Remettez l’argent au coursier, je régulariserai demain…

Mais il ne suffit pas seulement de donner des crédits car encore faut-il qu’ils soient bien remboursés. En d’autres termes, les chefs d’agence sont également tenus, troisième objectif, par la qualité du risque. Si les exploitants ont pendant longtemps échappé à l’objectif de réduction des créances en souffrance et de recouvrement, ce n’est plus le cas actuellement. «Comme elles vendent des crédits, les agences bancaires doivent aussi atteindre les objectifs en matière de réduction du taux de créances en souffrance. Il s’agit même d’un objectif très important», souligne un chef d’agence.
Mais l’objectif le plus important, et certainement aussi le plus difficile à mesurer, reste la qualité de la relation avec les clients ou, en d’autres termes, le niveau de satisfaction. «La gestion des clients de l’agence est l’une des tâches les plus difficiles et les plus ingrates pour un chef d’agence car quoi qu’il puisse faire, il est toujours considéré comme fautif par sa direction en cas de différend avec un client», déplore un chef d’agence qui cumule 20 ans de banque.
Tous les chefs d’agence sondés affirment que les clients les plus importants sont toujours les plus exigeants. «Le client important peut même avoir des doléances spéciales que nous n’accordons pas aux autres clients», tient à préciser une responsable d’agence à Rabat. Elle se souvient qu’un jour, à la veille d’une fête, un client, dont le compte courant affichait un crédit de 14 millions de DH, était venu retirer près de 100 000 DH au guichet, mais qu’il n’y avait pas assez de liquidités, «puisque toutes les agences bancaires ont un plafond de 200 000 ou 300 000 DH par jour et que nous étions presque en fin de journée, l’argent n’était pas disponible. Or, le client voulait son argent tout de suite !», explique la jeune femme. «Le client étant parmi les plus importants de l’agence et l’appel de fonds nécessitant un temps qui aurait renvoyé le client au lendemain, j’ai dû aller chercher l’argent manquant, soit près de 80 000 DH, chez un collègue d’une autre agence alors que je n’ai pas le droit de transférer des fonds sans faire appel à un convoyeur professionnel. J’ai donc pris le risque pour satisfaire mon client qui avec tout cela n’a pas apprécié l’attente que l’opération de transfert avait occasionnée», se souvient-elle. Retard dans le traitement d’un dossier de crédit, virement en retard causé par une autre banque, mais également erreurs imputables au système informatique…., les chefs d’agence doivent en fait supporter les sautes d’humeur du client même s’il sait que l’agence en question n’est pas directement responsable de ses désagréments. «Pour lui, nous représentons la banque, alors il se défoule sur nous».

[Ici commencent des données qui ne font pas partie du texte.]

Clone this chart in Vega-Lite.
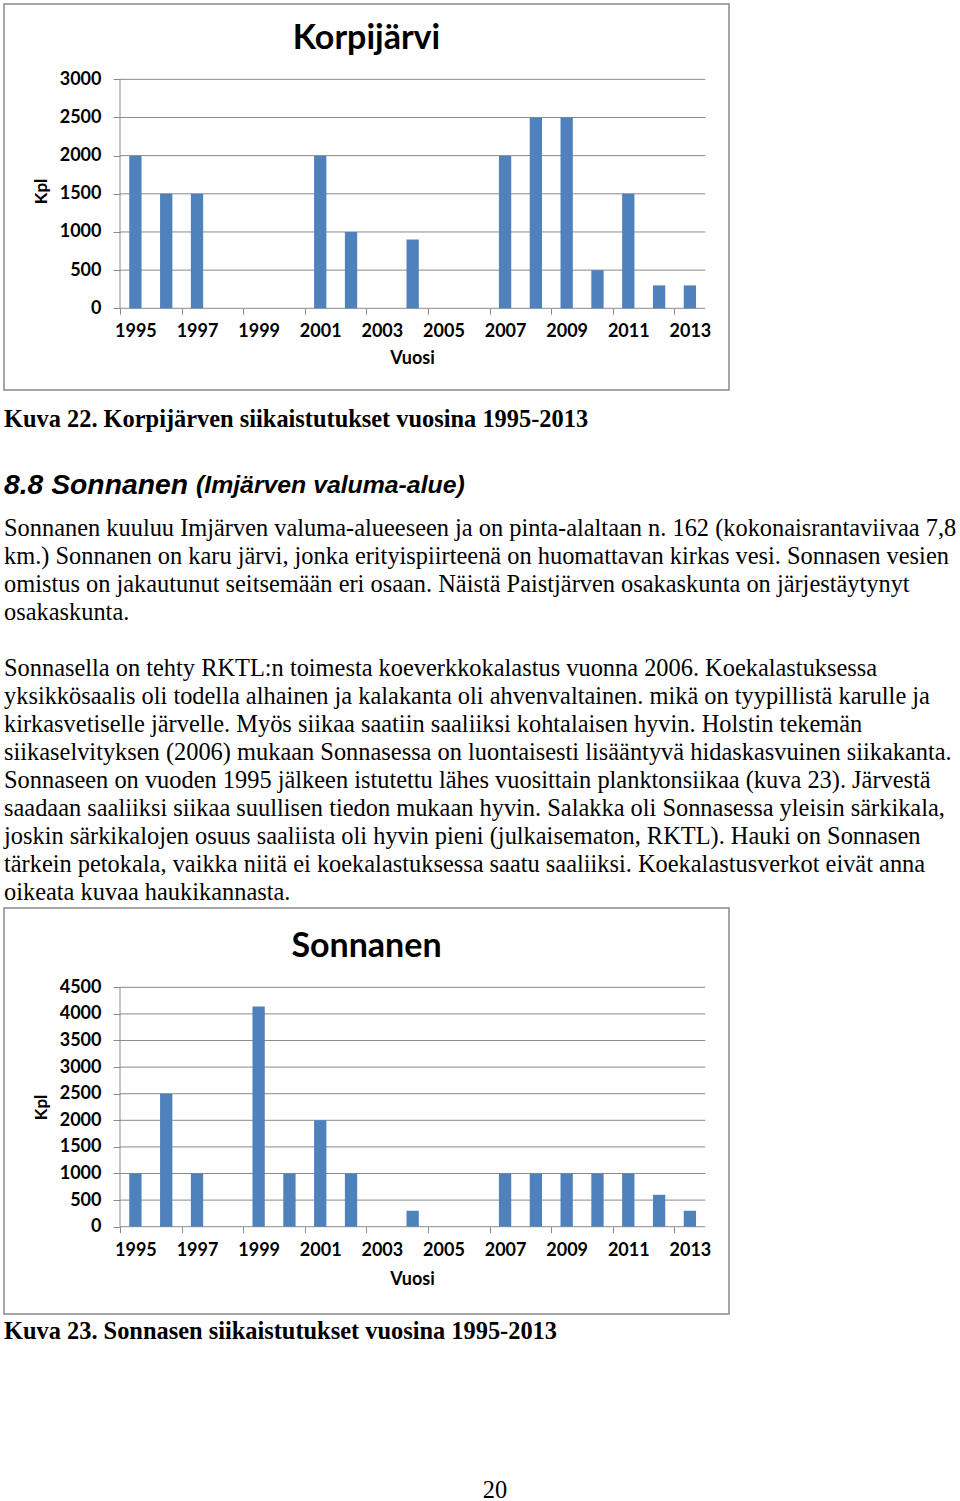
{
  "$schema": "https://vega.github.io/schema/vega-lite/v6.json",
  "background": "white",
  "padding": {"left": 3, "top": 3, "right": 0, "bottom": 0},
  "spacing": 0,
  "config": {"view": {"stroke": null}},
  "vconcat": [
    {
      "width": 725, "height": 386,
      "view": {"stroke": "#8a8a8a", "strokeWidth": 1.5},
      "title": {"text": "Korpijärvi", "font": "Lato", "fontSize": 34, "fontWeight": "bold", "color": "#000000", "anchor": "middle", "baseline": "middle", "offset": -69},
      "layer": [
        {
          "data": {"values": [{"tick": 0}, {"tick": 500}, {"tick": 1000}, {"tick": 1500}, {"tick": 2000}, {"tick": 2500}, {"tick": 3000}]},
          "mark": {"type": "rule", "color": "#8a8a8a", "strokeWidth": 1},
          "encoding": {
            "y": {"field": "tick", "type": "quantitative", "scale": {"domain": [-1070.3, 3986.5], "zero": false, "nice": false}},
            "x": {"datum": 1994.5, "type": "quantitative", "scale": {"domain": [1990.7344, 2014.2694], "zero": false, "nice": false, "padding": 0}},
            "x2": {"datum": 2013.5}
          }
        },
        {
          "data": {"values": [{"axis": "y"}]},
          "mark": {"type": "rule", "color": "#8a8a8a", "strokeWidth": 1},
          "encoding": {
            "x": {"datum": 1994.5, "type": "quantitative", "scale": {"domain": [1990.7344, 2014.2694], "zero": false, "nice": false, "padding": 0}},
            "y": {"datum": 0, "type": "quantitative", "scale": {"domain": [-1070.3, 3986.5], "zero": false, "nice": false}},
            "y2": {"datum": 3000}
          }
        },
        {
          "data": {"values": [
            {"year": 1995, "value": 2000}, {"year": 1996, "value": 1500}, {"year": 1997, "value": 1500},
            {"year": 1998, "value": 0}, {"year": 1999, "value": 0}, {"year": 2000, "value": 0},
            {"year": 2001, "value": 2000}, {"year": 2002, "value": 1000}, {"year": 2003, "value": 0},
            {"year": 2004, "value": 900}, {"year": 2005, "value": 0}, {"year": 2006, "value": 0},
            {"year": 2007, "value": 2000}, {"year": 2008, "value": 2500}, {"year": 2009, "value": 2500},
            {"year": 2010, "value": 500}, {"year": 2011, "value": 1500}, {"year": 2012, "value": 300},
            {"year": 2013, "value": 300}
          ]},
          "mark": {"type": "bar", "width": 12.3, "color": "#4f81bd"},
          "encoding": {
            "x": {"field": "year", "type": "quantitative",
              "scale": {"domain": [1990.7344, 2014.2694], "zero": false, "nice": false, "padding": 0},
              "axis": {"values": [1995, 1996, 1997, 1998, 1999, 2000, 2001, 2002, 2003, 2004, 2005, 2006, 2007, 2008, 2009, 2010, 2011, 2012, 2013, 2014],
                "offset": -81.7, "domain": false, "grid": false, "ticks": true, "tickSize": 6, "tickColor": "#8a8a8a", "tickOffset": -15.4, "labelOffset": 15.4,
                "labelExpr": "(datum.value % 2 == 1 && datum.value < 2014) ? '' + datum.value : ''",
                "labelFont": "Lato", "labelFontSize": 18, "labelFontWeight": "bold", "labelColor": "#000000", "labelAngle": 0,
                "labelBaseline": "middle", "labelPadding": 17, "labelFlush": false, "labelOverlap": false,
                "title": "Vuosi", "titleFont": "Lato", "titleFontSize": 18, "titleFontWeight": "bold", "titleColor": "#000000",
                "titleX": 408, "titleY": 50, "titleBaseline": "middle", "titleAlign": "center"}},
            "y": {"field": "value", "type": "quantitative",
              "scale": {"domain": [-1070.3, 3986.5], "zero": false, "nice": false},
              "axis": {"values": [0, 500, 1000, 1500, 2000, 2500, 3000], "format": "d",
                "offset": -116, "domain": false, "grid": false, "ticks": true, "tickSize": 7, "tickColor": "#8a8a8a",
                "labelFont": "Lato", "labelFontSize": 18, "labelFontWeight": "bold", "labelColor": "#000000",
                "labelPadding": 12, "labelOverlap": false, "labelFlush": false,
                "title": "Kpl", "titleFont": "Lato", "titleFontSize": 17, "titleFontWeight": "bold", "titleColor": "#000000",
                "titleX": -79, "titleY": 187, "titleAngle": -90, "titleBaseline": "middle", "titleAlign": "center"}},
            "y2": {"datum": 0}
          }
        }
      ]
    },
    {
      "width": 957, "height": 57,
      "data": {"values": [{"line": 1, "text": "Kuva 22. Korpijärven siikaistutukset vuosina 1995-2013"}]},
      "mark": {"type": "text", "align": "left", "baseline": "middle", "font": "Liberation Serif", "fontSize": 24.4, "fontWeight": "bold", "color": "#000000"},
      "encoding": {
        "text": {"field": "text"},
        "y": {"field": "line", "type": "ordinal", "axis": null},
        "x": {"datum": 0, "type": "quantitative", "scale": {"domain": [0, 1]}, "axis": null}
      }
    },
    {
      "spacing": 0,
      "hconcat": [
        {
          "width": 192, "height": 67,
          "data": {"values": [{"line": 1, "text": "8.8 Sonnanen"}]},
          "mark": {"type": "text", "align": "left", "baseline": "middle", "font": "Liberation Sans", "fontSize": 28.3, "fontWeight": "bold", "fontStyle": "italic", "color": "#000000"},
          "encoding": {
            "text": {"field": "text"},
            "y": {"field": "line", "type": "ordinal", "axis": null, "scale": {"align": 0.567}},
            "x": {"datum": 0, "type": "quantitative", "scale": {"domain": [0, 1]}, "axis": null}
          }
        },
        {
          "width": 765, "height": 67,
          "data": {"values": [{"line": 1, "text": "(Imjärven valuma-alue)"}]},
          "mark": {"type": "text", "align": "left", "baseline": "middle", "font": "Liberation Sans", "fontSize": 24.8, "fontWeight": "bold", "fontStyle": "italic", "color": "#000000"},
          "encoding": {
            "text": {"field": "text"},
            "y": {"field": "line", "type": "ordinal", "axis": null, "scale": {"align": 0.567}},
            "x": {"datum": 0, "type": "quantitative", "scale": {"domain": [0, 1]}, "axis": null}
          }
        }
      ]
    },
    {
      "width": 957, "height": 392,
      "data": {"values": [
        {"line": 1, "text": "Sonnanen kuuluu Imjärven valuma-alueeseen ja on pinta-alaltaan n. 162 (kokonaisrantaviivaa 7,8"},
        {"line": 2, "text": "km.) Sonnanen on karu järvi, jonka erityispiirteenä on huomattavan kirkas vesi. Sonnasen vesien"},
        {"line": 3, "text": "omistus on jakautunut seitsemään eri osaan. Näistä Paistjärven osakaskunta on järjestäytynyt"},
        {"line": 4, "text": "osakaskunta."},
        {"line": 5, "text": ""},
        {"line": 6, "text": "Sonnasella on tehty RKTL:n toimesta koeverkkokalastus vuonna 2006. Koekalastuksessa"},
        {"line": 7, "text": "yksikkösaalis oli todella alhainen ja kalakanta oli ahvenvaltainen. mikä on tyypillistä karulle ja"},
        {"line": 8, "text": "kirkasvetiselle järvelle. Myös siikaa saatiin saaliiksi kohtalaisen hyvin. Holstin tekemän"},
        {"line": 9, "text": "siikaselvityksen (2006) mukaan Sonnasessa on luontaisesti lisääntyvä hidaskasvuinen siikakanta."},
        {"line": 10, "text": "Sonnaseen on vuoden 1995 jälkeen istutettu lähes vuosittain planktonsiikaa (kuva 23). Järvestä"},
        {"line": 11, "text": "saadaan saaliiksi siikaa suullisen tiedon mukaan hyvin. Salakka oli Sonnasessa yleisin särkikala,"},
        {"line": 12, "text": "joskin särkikalojen osuus saaliista oli hyvin pieni (julkaisematon, RKTL). Hauki on Sonnasen"},
        {"line": 13, "text": "tärkein petokala, vaikka niitä ei koekalastuksessa saatu saaliiksi. Koekalastusverkot eivät anna"},
        {"line": 14, "text": "oikeata kuvaa haukikannasta."}
      ]},
      "mark": {"type": "text", "align": "left", "baseline": "middle", "font": "Liberation Serif", "fontSize": 24.4, "color": "#000000"},
      "encoding": {
        "text": {"field": "text"},
        "y": {"field": "line", "type": "ordinal", "axis": null, "scale": {"padding": 0.5}},
        "x": {"datum": 0, "type": "quantitative", "scale": {"domain": [0, 1]}, "axis": null}
      }
    },
    {
      "width": 725, "height": 406,
      "view": {"stroke": "#8a8a8a", "strokeWidth": 1.5},
      "title": {"text": "Sonnanen", "font": "Lato", "fontSize": 34, "fontWeight": "bold", "color": "#000000", "anchor": "middle", "baseline": "middle", "offset": -73},
      "layer": [
        {
          "data": {"values": [{"tick": 0}, {"tick": 500}, {"tick": 1000}, {"tick": 1500}, {"tick": 2000}, {"tick": 2500}, {"tick": 3000}, {"tick": 3500}, {"tick": 4000}, {"tick": 4500}]},
          "mark": {"type": "rule", "color": "#8a8a8a", "strokeWidth": 1},
          "encoding": {
            "y": {"field": "tick", "type": "quantitative", "scale": {"domain": [-1641, 5990.6], "zero": false, "nice": false}},
            "x": {"datum": 1994.5, "type": "quantitative", "scale": {"domain": [1990.7344, 2014.2694], "zero": false, "nice": false, "padding": 0}},
            "x2": {"datum": 2013.5}
          }
        },
        {
          "data": {"values": [{"axis": "y"}]},
          "mark": {"type": "rule", "color": "#8a8a8a", "strokeWidth": 1},
          "encoding": {
            "x": {"datum": 1994.5, "type": "quantitative", "scale": {"domain": [1990.7344, 2014.2694], "zero": false, "nice": false, "padding": 0}},
            "y": {"datum": 0, "type": "quantitative", "scale": {"domain": [-1641, 5990.6], "zero": false, "nice": false}},
            "y2": {"datum": 4500}
          }
        },
        {
          "data": {"values": [
            {"year": 1995, "value": 1000}, {"year": 1996, "value": 2500}, {"year": 1997, "value": 1000},
            {"year": 1998, "value": 0}, {"year": 1999, "value": 4140}, {"year": 2000, "value": 1000},
            {"year": 2001, "value": 2000}, {"year": 2002, "value": 1000}, {"year": 2003, "value": 0},
            {"year": 2004, "value": 300}, {"year": 2005, "value": 0}, {"year": 2006, "value": 0},
            {"year": 2007, "value": 1000}, {"year": 2008, "value": 1000}, {"year": 2009, "value": 1000},
            {"year": 2010, "value": 1000}, {"year": 2011, "value": 1000}, {"year": 2012, "value": 600},
            {"year": 2013, "value": 300}
          ]},
          "mark": {"type": "bar", "width": 12.3, "color": "#4f81bd"},
          "encoding": {
            "x": {"field": "year", "type": "quantitative",
              "scale": {"domain": [1990.7344, 2014.2694], "zero": false, "nice": false, "padding": 0},
              "axis": {"values": [1995, 1996, 1997, 1998, 1999, 2000, 2001, 2002, 2003, 2004, 2005, 2006, 2007, 2008, 2009, 2010, 2011, 2012, 2013, 2014],
                "offset": -87.3, "domain": false, "grid": false, "ticks": true, "tickSize": 6, "tickColor": "#8a8a8a", "tickOffset": -15.4, "labelOffset": 15.4,
                "labelExpr": "(datum.value % 2 == 1 && datum.value < 2014) ? '' + datum.value : ''",
                "labelFont": "Lato", "labelFontSize": 18, "labelFontWeight": "bold", "labelColor": "#000000", "labelAngle": 0,
                "labelBaseline": "middle", "labelPadding": 18, "labelFlush": false, "labelOverlap": false,
                "title": "Vuosi", "titleFont": "Lato", "titleFontSize": 18, "titleFontWeight": "bold", "titleColor": "#000000",
                "titleX": 408, "titleY": 53, "titleBaseline": "middle", "titleAlign": "center"}},
            "y": {"field": "value", "type": "quantitative",
              "scale": {"domain": [-1641, 5990.6], "zero": false, "nice": false},
              "axis": {"values": [0, 500, 1000, 1500, 2000, 2500, 3000, 3500, 4000, 4500], "format": "d",
                "offset": -116, "domain": false, "grid": false, "ticks": true, "tickSize": 7, "tickColor": "#8a8a8a",
                "labelFont": "Lato", "labelFontSize": 18, "labelFontWeight": "bold", "labelColor": "#000000",
                "labelPadding": 12, "labelOverlap": false, "labelFlush": false,
                "title": "Kpl", "titleFont": "Lato", "titleFontSize": 17, "titleFontWeight": "bold", "titleColor": "#000000",
                "titleX": -79, "titleY": 199, "titleAngle": -90, "titleBaseline": "middle", "titleAlign": "center"}},
            "y2": {"datum": 0}
          }
        }
      ]
    },
    {
      "width": 957, "height": 34,
      "data": {"values": [{"line": 1, "text": "Kuva 23. Sonnasen siikaistutukset vuosina 1995-2013"}]},
      "mark": {"type": "text", "align": "left", "baseline": "middle", "font": "Liberation Serif", "fontSize": 24.4, "fontWeight": "bold", "color": "#000000"},
      "encoding": {
        "text": {"field": "text"},
        "y": {"field": "line", "type": "ordinal", "axis": null},
        "x": {"datum": 0, "type": "quantitative", "scale": {"domain": [0, 1]}, "axis": null}
      }
    },
    {
      "width": 957, "height": 150,
      "data": {"values": [{"page": 20}]},
      "mark": {"type": "text", "align": "center", "baseline": "middle", "font": "Liberation Serif", "fontSize": 24.4, "color": "#000000"},
      "encoding": {
        "text": {"field": "page"},
        "y": {"field": "page", "type": "ordinal", "axis": null, "scale": {"align": 0.945}},
        "x": {"datum": 0.513, "type": "quantitative", "scale": {"domain": [0, 1]}, "axis": null}
      }
    }
  ]
}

Même quand il a tort, le client peut être injuste et s’en prendre au chef d’agence et parfois le court-circuiter pour aller se plaindre à ses supérieurs, auprès du directeur régional, d’un directeur central ou même du président. «Il s’ensuit une série de réprimandes de la hiérarchie qui au final retomberont sur ma tête. Pour eux, le client est roi, surtout quand il pèse lourd».

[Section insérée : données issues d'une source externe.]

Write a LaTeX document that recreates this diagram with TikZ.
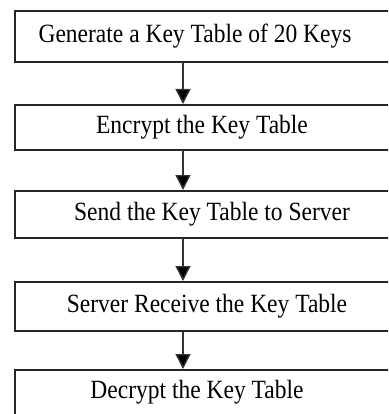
\documentclass[tikz,border=0pt]{standalone}
\usepackage{fontspec}
\setmainfont{Liberation Serif}
\usetikzlibrary{arrows.meta}
\begin{document}
\begin{tikzpicture}[x=1pt,y=-1pt,
  stepbox/.style={draw=black!85,line width=1.8pt,rectangle,inner sep=0pt,anchor=north west},
  steptext/.style={inner sep=0pt,font=\fontsize{23.5}{26}\selectfont},
  flow/.style={draw=black!80,line width=1.4pt,-{Triangle[width=15pt,length=15pt,fill=black]}}]
\clip (0,0) rectangle (388,414);
\node[stepbox,minimum width=390pt,minimum height=51pt] (b1) at (14,10) {};
\node[stepbox,minimum width=390pt,minimum height=45pt] (b2) at (14,104) {};
\node[stepbox,minimum width=390pt,minimum height=47pt] (b3) at (14,190) {};
\node[stepbox,minimum width=390pt,minimum height=49pt] (b4) at (14,281) {};
\node[stepbox,minimum width=390pt,minimum height=60pt] (b5) at (14,369) {};
\node[steptext] (t1) at (195,36) {\scalebox{1}[1.12]{Generate a Key Table of 20 Keys}};
\node[steptext] (t2) at (202,127) {\scalebox{1}[1.12]{Encrypt the Key Table}};
\node[steptext] (t3) at (212,214) {\scalebox{1}[1.12]{Send the Key Table to Server}};
\node[steptext] (t4) at (207,306) {\scalebox{1}[1.12]{Server Receive the Key Table}};
\node[steptext] (t5) at (197,392) {\scalebox{1}[1.12]{Decrypt the Key Table}};
\coordinate (ax) at (183,0);
\draw[flow] (b1.south -| ax) -- (b2.north -| ax);
\draw[flow] (b2.south -| ax) -- (b3.north -| ax);
\draw[flow] (b3.south -| ax) -- (b4.north -| ax);
\draw[flow] (b4.south -| ax) -- (b5.north -| ax);
\end{tikzpicture}
\end{document}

Quand le client pèse lourd, qu’il est un gros déposant, il vaut mieux le ménager quitte à prendre des risques qui exposent directement le chef d’agence sans couverture aucune par sa hiérarchie. Un chef d’agence raconte qu’un de ses clients lui a maintes fois demandé de remettre de l’argent à son coursier en attendant de passer régulariser l’opération le lendemain. «Avec une simple signature du coursier, non habilité légalement à faire le retrait, le chef d’agence court un énorme risque en cas de problème. Si vous refusez vous vous faites sermonner, et bien entendu quand vous demandez une confirmation par écrit à vos supérieurs personne ne vous la donne. Bien sûr, on sait que le client est sérieux, mais si son coursier se fait voler l’argent en chemin, c’est moi qui serais dans de beaux draps !». L’intérêt de la relation commerciale pousse souvent à commettre des folies…

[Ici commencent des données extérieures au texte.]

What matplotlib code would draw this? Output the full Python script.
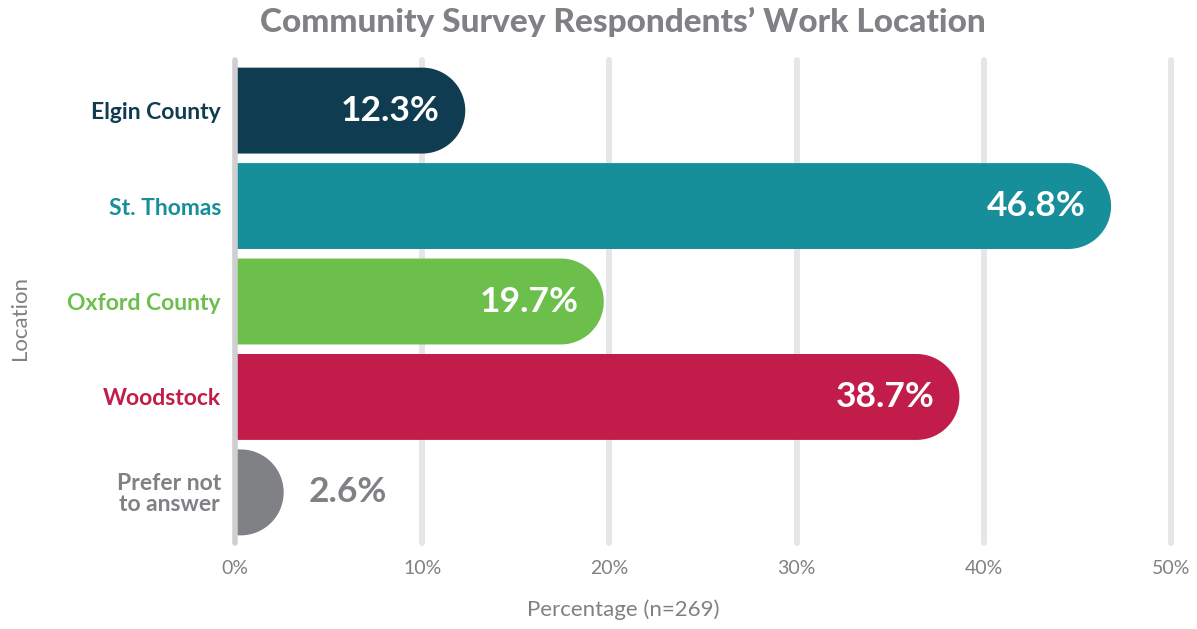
import numpy as np
import matplotlib.pyplot as plt
from matplotlib.patches import Polygon

locations = ['Elgin County', 'St. Thomas', 'Oxford County', 'Woodstock', 'Prefer not\nto answer']
percentages = [12.3, 46.8, 19.7, 38.7, 2.6]
bar_colors = ['#0f3c50', '#178f9b', '#6dbf4c', '#c11c4a', '#808185']
x_ticks = [0, 10, 20, 30, 40, 50]

GRAY = '#808185'
plt.rcParams['font.family'] = ['Lato', 'DejaVu Sans']

W, H = 1197, 629
fig = plt.figure(figsize=(W / 100, H / 100), dpi=100)
ax = fig.add_axes([235 / W, 1 - 543 / H, (1171 - 235) / W, (543 - 60) / H])
ax.set_xlim(0, 50)
ax.set_ylim(4.53, -0.53)

BAR_H = 0.9


def pill_bar(ax, y, value, color):
    # bar with a semicircular right end (radius = half the bar height, in pixels)
    (x0, y0), (x1, y1) = ax.transData.transform([(0, 0), (1, 1)])
    px_x, px_y = abs(x1 - x0), abs(y1 - y0)
    rx = min(BAR_H / 2 * px_y / px_x, value)
    cx = value - rx
    t = np.linspace(np.pi / 2, -np.pi / 2, 80)
    arc = np.column_stack([cx + rx * np.cos(t), y - BAR_H / 2 * np.sin(t)])
    pts = np.vstack([[0, y - BAR_H / 2], arc, [0, y + BAR_H / 2]])
    ax.add_patch(Polygon(pts, closed=True, facecolor=color, edgecolor='none', zorder=2))


# grid
for x in x_ticks[1:]:
    ax.axvline(x, color='#e6e6e8', lw=4.3, solid_capstyle='round', zorder=0, clip_on=False)
ax.axvline(0, color='#cfcfd1', lw=4.0, solid_capstyle='round', zorder=3, clip_on=False)

for i, (v, c) in enumerate(zip(percentages, bar_colors)):
    pill_bar(ax, i, v, c)
    if v > 5:
        ax.text(v - 1.35, i, f'{v}%', ha='right', va='center', color='white',
                fontsize=25.5, fontweight='bold', zorder=4)
    else:
        ax.text(v + 1.35, i, f'{v}%', ha='left', va='center', color=GRAY,
                fontsize=25.5, fontweight='bold', zorder=4)

ax.set_yticks(range(len(locations)))
ax.set_yticklabels(locations, fontsize=16.5, fontweight='bold', multialignment='center',
                   linespacing=1.0)
for lab, c in zip(ax.get_yticklabels(), bar_colors):
    lab.set_color(c)
ax.set_xticks(x_ticks)
ax.set_xticklabels([f'{x}%' for x in x_ticks], fontsize=14, color=GRAY)
ax.tick_params(axis='x', length=0, pad=12)
ax.tick_params(axis='y', length=0, pad=10)
for s in ax.spines.values():
    s.set_visible(False)

fig.text(623 / W, 1 - 22 / H, 'Community Survey Respondents\u2019 Work Location',
         ha='center', va='center', fontsize=24, fontweight='black', color=GRAY)
fig.text(623 / W, 1 - 610 / H, 'Percentage (n=269)', ha='center', va='center',
         fontsize=16, color=GRAY)
fig.text(20 / W, 1 - 318 / H, 'Location', ha='center', va='center', rotation=90,
         fontsize=16, color=GRAY)

fig.savefig('out.png', dpi=100)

Dans la plupart des banques, les clients mécontents disposent ainsi d’un canal de réclamation au niveau des directions régionales, notamment pour se plaindre du mauvais service en agence. Certaines obligent même le chef d’agence concerné par la réclamation d’adresser un rapport dans un délai de 48 heures pour donner sa version des faits. «Rapport ou pas, le client a toujours raison», affirment nos chefs d’agence.